The other month I was staring at the Diamonds Previews interface that I hacked up last year. Its main purpose is to allow me (and anybody else) to go through the monthly listings rapidly, without all that clicking and stuff.
I was wondering: Has CSS Flexbox technology progressed to the point where the interface could be transformed “responsively” (i.e., via CSS selectors) from the wide design above to something that fits on a cell phone. It would require a completely different layout; shifting from the three column layout with many sub-boxes into a single column where some of the boxes would move up and some down and some become a line of buttons here and and and…
The answer seems to be: Nope. While googling for this stuff, everybody seemed to be saying “just add a div outside the other div and then div it up and then you can sort of move some bits around. If that div is placed before that div”.
CSS still, after 20 years, sucks at layout.
But once I had started tinkering with this, I couldn’t just give up, so I just wrote a bunch of JS to transform the layout, and presto:
So purdy! So UX!
And so I started wondering whether this might make sense as an app, so I wrapped it up in Cordova and shipped it over to Google…

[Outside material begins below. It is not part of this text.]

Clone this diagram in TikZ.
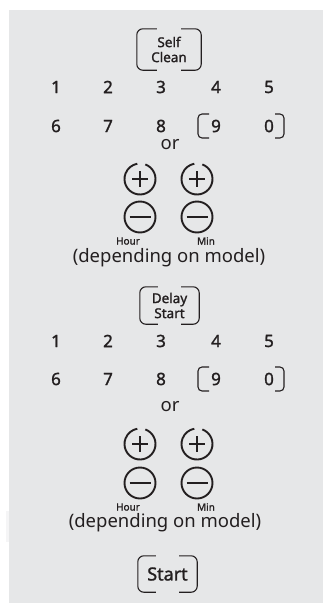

Who rejected it outright because of copyright violations. “But,” I said, “this is like a sales catalogue and isn’t it fair use to show covers in a sales catalogue, man? Man?” And they said “nope; go away”.
While waiting for them to reject the app, I started thinking about… sharing… “Wouldn’t it be nice to make it possible for people to ‘curate’ lists and share these with others?”, so I read up on Firebase and presto: “Curate” button.
Firebase is surprisingly nice, and has a lot of documentation. The main problem is that Firebase covers so many, many use cases that trying to find the correct approach for Goshenite entailed scratching my head for a few hours.
But when the app rejection arrived I just thought, “eh, whatevs”, so it’s a bit lacking in features that are probably not going to be implemented, so it’s more of a toy than anything.
The source code can be found on Github, as usual.